[START OF EXERCISE MATERIAL]

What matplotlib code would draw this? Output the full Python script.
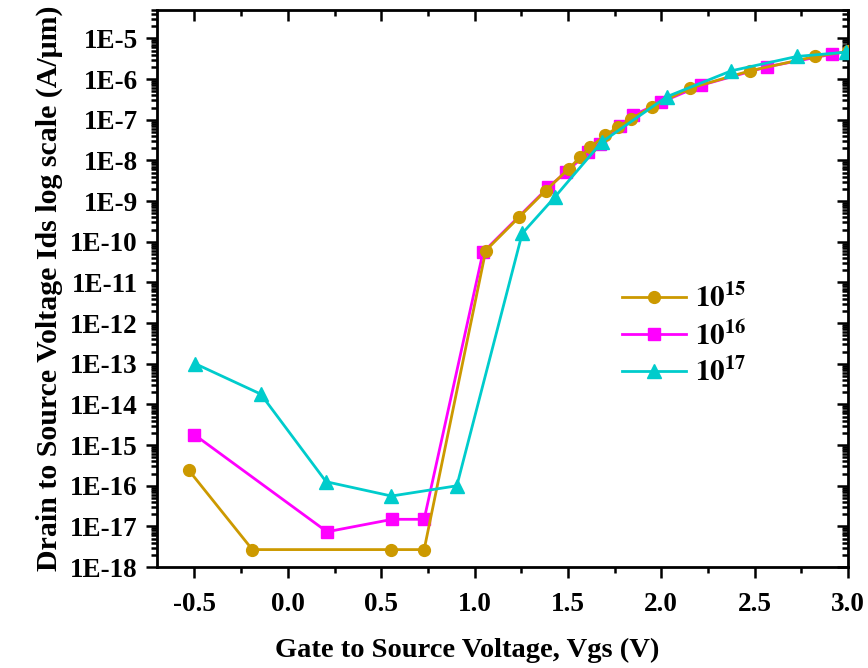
import numpy as np
import matplotlib
matplotlib.use("Agg")
import matplotlib.pyplot as plt
from matplotlib.ticker import LogLocator, FuncFormatter, MultipleLocator, NullFormatter

plt.rcParams['font.family'] = ['Liberation Serif', 'DejaVu Serif']
plt.rcParams['font.weight'] = 'bold'
plt.rcParams['mathtext.fontset'] = 'stix'

# Vgs (V) and Ids (A/um)
v15 = [-0.53, -0.19, 0.555, 0.73, 1.06, 1.24, 1.38, 1.505, 1.565, 1.62, 1.70, 1.77, 1.84, 1.95, 2.155, 2.475, 2.825, 3.0]
i15 = [2.4e-16, 2.7e-18, 2.7e-18, 2.7e-18, 6.1e-11, 4.1e-10, 1.8e-9, 6.3e-9, 1.2e-8, 2.1e-8, 4.2e-8, 6.6e-8,
       1.07e-7, 2.1e-7, 6.0e-7, 1.6e-6, 3.6e-6, 4.8e-6]

v16 = [-0.5, 0.21, 0.56, 0.73, 1.045, 1.395, 1.49, 1.61, 1.67, 1.78, 1.85, 2.0, 2.215, 2.565, 2.915]
i16 = [1.8e-15, 7.4e-18, 1.5e-17, 1.5e-17, 5.5e-11, 2.2e-9, 5.2e-9, 1.6e-8, 2.6e-8, 6.9e-8, 1.3e-7,
       2.7e-7, 7.1e-7, 2.0e-6, 4.1e-6]

v17 = [-0.495, -0.145, 0.205, 0.555, 0.905, 1.255, 1.43, 1.68, 2.03, 2.375, 2.725, 2.99]
i17 = [1.0e-13, 1.8e-14, 1.26e-16, 5.6e-17, 1.0e-16, 1.6e-10, 1.26e-9, 2.8e-8, 3.7e-7, 1.6e-6, 3.6e-6, 4.6e-6]

labels = [r'$\mathbf{10^{15}}$', r'$\mathbf{10^{16}}$', r'$\mathbf{10^{17}}$']
colors = ['#CC9900', '#FF00FF', '#00CCCC']

fig = plt.figure(figsize=(8.68, 6.68), dpi=100)
ax = fig.add_axes([0.181, 0.151, 0.796, 0.834])

l15, = ax.plot(v15, i15, color=colors[0], marker='o', ms=8.5, lw=2, zorder=3, label=labels[0])
l16, = ax.plot(v16, i16, color=colors[1], marker='s', ms=9, lw=2, zorder=2, label=labels[1])
l17, = ax.plot(v17, i17, color=colors[2], marker='^', ms=10, lw=2, zorder=4, label=labels[2])

ax.set_yscale('log')
ax.set_xlim(-0.7, 3.0)
ax.set_ylim(1e-18, 5e-5)

ax.xaxis.set_major_locator(MultipleLocator(0.5))
ax.xaxis.set_minor_locator(MultipleLocator(0.25))
ax.xaxis.set_major_formatter(FuncFormatter(lambda v, p: f"{v:.1f}"))
ax.yaxis.set_major_locator(LogLocator(base=10, numticks=30))
ax.yaxis.set_minor_locator(LogLocator(base=10, subs=np.arange(2, 10), numticks=30))
ax.yaxis.set_minor_formatter(NullFormatter())
ax.yaxis.set_major_formatter(FuncFormatter(lambda v, p: f"1E{int(round(np.log10(v)))}"))

for s in ax.spines.values():
    s.set_linewidth(2)

ax.tick_params(which='both', width=1.8)
ax.tick_params(which='major', length=8, labelsize=19.5)
ax.tick_params(which='minor', length=4)
ax.tick_params(axis='x', which='both', direction='out', top=False, pad=10)
ax.tick_params(axis='y', which='both', direction='out', right=False, pad=6)
# mirrored ticks pointing inward on top and right
ax2 = ax.secondary_xaxis('top')
ax2.xaxis.set_major_locator(MultipleLocator(0.5))
ax2.xaxis.set_minor_locator(MultipleLocator(0.25))
ax2.tick_params(which='both', direction='in', width=1.8, labeltop=False)
ax2.tick_params(which='major', length=8)
ax2.tick_params(which='minor', length=4)
ax3 = ax.secondary_yaxis('right')
ax3.set_yscale('log')
ax3.yaxis.set_major_locator(LogLocator(base=10, numticks=30))
ax3.yaxis.set_minor_locator(LogLocator(base=10, subs=np.arange(2, 10), numticks=30))
ax3.tick_params(which='both', direction='in', width=1.8, labelright=False)
ax3.tick_params(which='major', length=8)
ax3.tick_params(which='minor', length=4)

for lab in ax.get_xticklabels() + ax.get_yticklabels():
    lab.set_fontweight('bold')

ax.set_xlabel('Gate to Source Voltage, Vgs (V)', fontsize=20.5, fontweight='bold')
ax.xaxis.label.set_verticalalignment('center')
ax.xaxis.set_label_coords(0.449, -0.149)
ax.set_ylabel('Drain to Source Voltage Ids log scale (A/\u03bcm)', fontsize=21.5, fontweight='bold', labelpad=5)

ax.legend(handles=[l15, l16, l17], loc='upper left', bbox_to_anchor=(0.635, 0.555), frameon=False,
          fontsize=21, handlelength=2.2, labelspacing=0.25, handletextpad=0.3)

fig.savefig('out.png', dpi=100)
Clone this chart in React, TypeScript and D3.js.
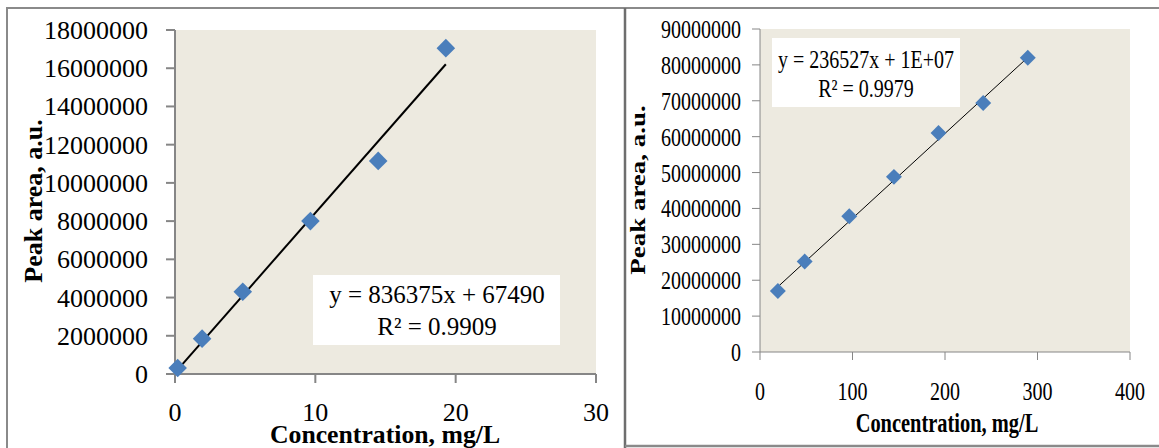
import React from 'react';
import * as d3 from 'd3';

// left calibration (low range)
const leftConc = [0.19, 1.93, 4.83, 9.65, 14.48, 19.3];
const leftArea = [310000, 1850000, 4300000, 8000000, 11150000, 17050000];
const leftXTicks = [0, 10, 20, 30];
const leftYTicks = [0, 2000000, 4000000, 6000000, 8000000, 10000000, 12000000, 14000000, 16000000, 18000000];
const leftTrend = { slope: 836375, intercept: 67490 };
const leftEquation = ['y = 836375x + 67490', 'R² = 0.9909'];

// right calibration (high range)
const rightConc = [19.3, 48.3, 96.5, 144.8, 193, 241.3, 289.5];
const rightArea = [17000000, 25200000, 37800000, 48800000, 61000000, 69400000, 82000000];
const rightXTicks = [0, 100, 200, 300, 400];
const rightYTicks = [0, 10000000, 20000000, 30000000, 40000000, 50000000, 60000000, 70000000, 80000000, 90000000];
const rightTrend = { slope: 236527, intercept: 13600000 };
const rightEquation = ['y = 236527x + 1E+07', 'R² = 0.9979'];

const xTitle = 'Concentration, mg/L';
const yTitle = 'Peak area, a.u.';

const SERIF = '"Liberation Serif", "Times New Roman", serif';
const BG = '#edeae0';
const AXIS = '#868686';
const MARKER = '#4a7ebb';

type ChartProps = {
  conc: number[];
  area: number[];
  xTicks: number[];
  yTicks: number[];
  trend: { slope: number; intercept: number };
  equation: string[];
  plot: { left: number; right: number; top: number; bottom: number };
  sx: number; // horizontal squeeze of the text
  tickSize: number;
  tickLabelRight: number;
  xLabelBaseline: number;
  xTitlePos: { x: number; y: number; size: number; sx: number };
  yTitlePos: { x: number; y: number; size: number; sx: number };
  eqBox: { x0: number; x1: number; y0: number; y1: number; cx: number; b1: number; b2: number; size: number; sx: number };
  axisWidth: number;
  lineWidth: number;
  marker: number;
};

const Chart = (p: ChartProps) => {
  const x = d3.scaleLinear().domain([d3.min(p.xTicks)!, d3.max(p.xTicks)!]).range([p.plot.left, p.plot.right]);
  const y = d3.scaleLinear().domain([0, d3.max(p.yTicks)!]).range([p.plot.bottom, p.plot.top]);
  const pts = p.conc.map((c, i) => ({ c, a: p.area[i] }));
  const x0 = d3.min(p.conc)!;
  const x1 = d3.max(p.conc)!;
  const line = d3.line<number>()
    .x(d => x(d))
    .y(d => y(p.trend.slope * d + p.trend.intercept));
  const diamond = d3.symbol().type(d3.symbolDiamond2).size(p.marker * p.marker / 2)();
  const tl = p.plot.left;

  return (
    <g fontFamily={SERIF} fill="#000">
      <rect x={p.plot.left} y={p.plot.top} width={p.plot.right - p.plot.left} height={p.plot.bottom - p.plot.top} fill={BG} />

      {/* y axis */}
      <line x1={tl} x2={tl} y1={p.plot.top} y2={p.plot.bottom} stroke={AXIS} strokeWidth={p.axisWidth} />
      {p.yTicks.map(t => (
        <g key={'y' + t}>
          <line x1={tl - p.tickSize} x2={tl} y1={y(t)} y2={y(t)} stroke={AXIS} strokeWidth={p.axisWidth} />
          <text transform={`translate(${p.tickLabelRight},${y(t) + 9}) scale(${p.sx},1)`} textAnchor="end" fontSize={26}>
            {t}
          </text>
        </g>
      ))}

      {/* x axis */}
      <line x1={p.plot.left} x2={p.plot.right} y1={p.plot.bottom} y2={p.plot.bottom} stroke={AXIS} strokeWidth={p.axisWidth} />
      {p.xTicks.map(t => (
        <g key={'x' + t}>
          <line x1={x(t)} x2={x(t)} y1={p.plot.bottom} y2={p.plot.bottom + p.tickSize} stroke={AXIS} strokeWidth={p.axisWidth} />
          <text transform={`translate(${x(t)},${p.xLabelBaseline}) scale(${p.sx},1)`} textAnchor="middle" fontSize={26}>
            {t}
          </text>
        </g>
      ))}

      {/* trendline */}
      <path d={line([x0, x1]) || ''} fill="none" stroke="#000" strokeWidth={p.lineWidth} />

      {pts.map((d, i) => (
        <path key={i} d={diamond || ''} transform={`translate(${x(d.c)},${y(d.a)})`} fill={MARKER} />
      ))}

      {/* equation label */}
      <rect x={p.eqBox.x0} y={p.eqBox.y0} width={p.eqBox.x1 - p.eqBox.x0} height={p.eqBox.y1 - p.eqBox.y0} fill="#fff" />
      <text transform={`translate(${p.eqBox.cx},${p.eqBox.b1}) scale(${p.eqBox.sx},1)`} textAnchor="middle" fontSize={p.eqBox.size}>
        {p.equation[0]}
      </text>
      <text transform={`translate(${p.eqBox.cx},${p.eqBox.b2}) scale(${p.eqBox.sx},1)`} textAnchor="middle" fontSize={p.eqBox.size}>
        {p.equation[1]}
      </text>

      {/* titles */}
      <text
        transform={`translate(${p.xTitlePos.x},${p.xTitlePos.y}) scale(${p.xTitlePos.sx},1)`}
        textAnchor="middle" fontWeight="bold" fontSize={p.xTitlePos.size}
      >
        {xTitle}
      </text>
      <text
        transform={`translate(${p.yTitlePos.x},${p.yTitlePos.y}) scale(${p.yTitlePos.sx},1) rotate(-90)`}
        textAnchor="middle" fontWeight="bold" fontSize={p.yTitlePos.size}
      >
        {yTitle}
      </text>
    </g>
  );
};

export default function App() {
  return (
    <svg width={1159} height={448} style={{ position: 'absolute', left: 0, top: 0, background: '#fff' }}>
      {/* panel frames */}
      <line x1={6} x2={1159} y1={8} y2={8} stroke="#8a8a8a" strokeWidth={2} />
      <line x1={7} x2={7} y1={8} y2={448} stroke="#8a8a8a" strokeWidth={2} />
      <line x1={625} x2={625} y1={8} y2={448} stroke="#6e6e6e" strokeWidth={2.5} />
      <line x1={625} x2={1159} y1={446} y2={446} stroke="#8a8a8a" strokeWidth={2.5} />

      <Chart
        conc={leftConc}
        area={leftArea}
        xTicks={leftXTicks}
        yTicks={leftYTicks}
        trend={leftTrend}
        equation={leftEquation}
        plot={{ left: 175, right: 596, top: 30, bottom: 374 }}
        sx={1}
        tickSize={9}
        tickLabelRight={148}
        xLabelBaseline={421}
        xTitlePos={{ x: 385, y: 443, size: 25, sx: 1.03 }}
        yTitlePos={{ x: 42, y: 201, size: 26, sx: 1 }}
        eqBox={{ x0: 313, x1: 560, y0: 275, y1: 345, cx: 437, b1: 303, b2: 335, size: 25, sx: 1 }}
        axisWidth={2}
        lineWidth={2}
        marker={21}
      />

      <Chart
        conc={rightConc}
        area={rightArea}
        xTicks={rightXTicks}
        yTicks={rightYTicks}
        trend={rightTrend}
        equation={rightEquation}
        plot={{ left: 760, right: 1130, top: 29, bottom: 352 }}
        sx={0.77}
        tickSize={8}
        tickLabelRight={741}
        xLabelBaseline={400}
        xTitlePos={{ x: 947, y: 432, size: 28, sx: 0.73 }}
        yTitlePos={{ x: 645, y: 190, size: 27, sx: 0.77 }}
        eqBox={{ x0: 772, x1: 960, y0: 38, y1: 107, cx: 866, b1: 68, b2: 97, size: 25, sx: 0.8 }}
        axisWidth={1}
        lineWidth={1}
        marker={18}
      />
    </svg>
  );
}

[END OF EXERCISE MATERIAL]

**STATED PROBLEM**
From the first line of the listing above, repeat every line through the one holding "plt.rcParams['mathtext.fontset'] = 'stix'". Both ends count, and pictures stay out.

**WRITTEN ANSWER**
What matplotlib code would draw this? Output the full Python script.
import numpy as np
import matplotlib
matplotlib.use("Agg")
import matplotlib.pyplot as plt
from matplotlib.ticker import LogLocator, FuncFormatter, MultipleLocator, NullFormatter

plt.rcParams['font.family'] = ['Liberation Serif', 'DejaVu Serif']
plt.rcParams['font.weight'] = 'bold'
plt.rcParams['mathtext.fontset'] = 'stix'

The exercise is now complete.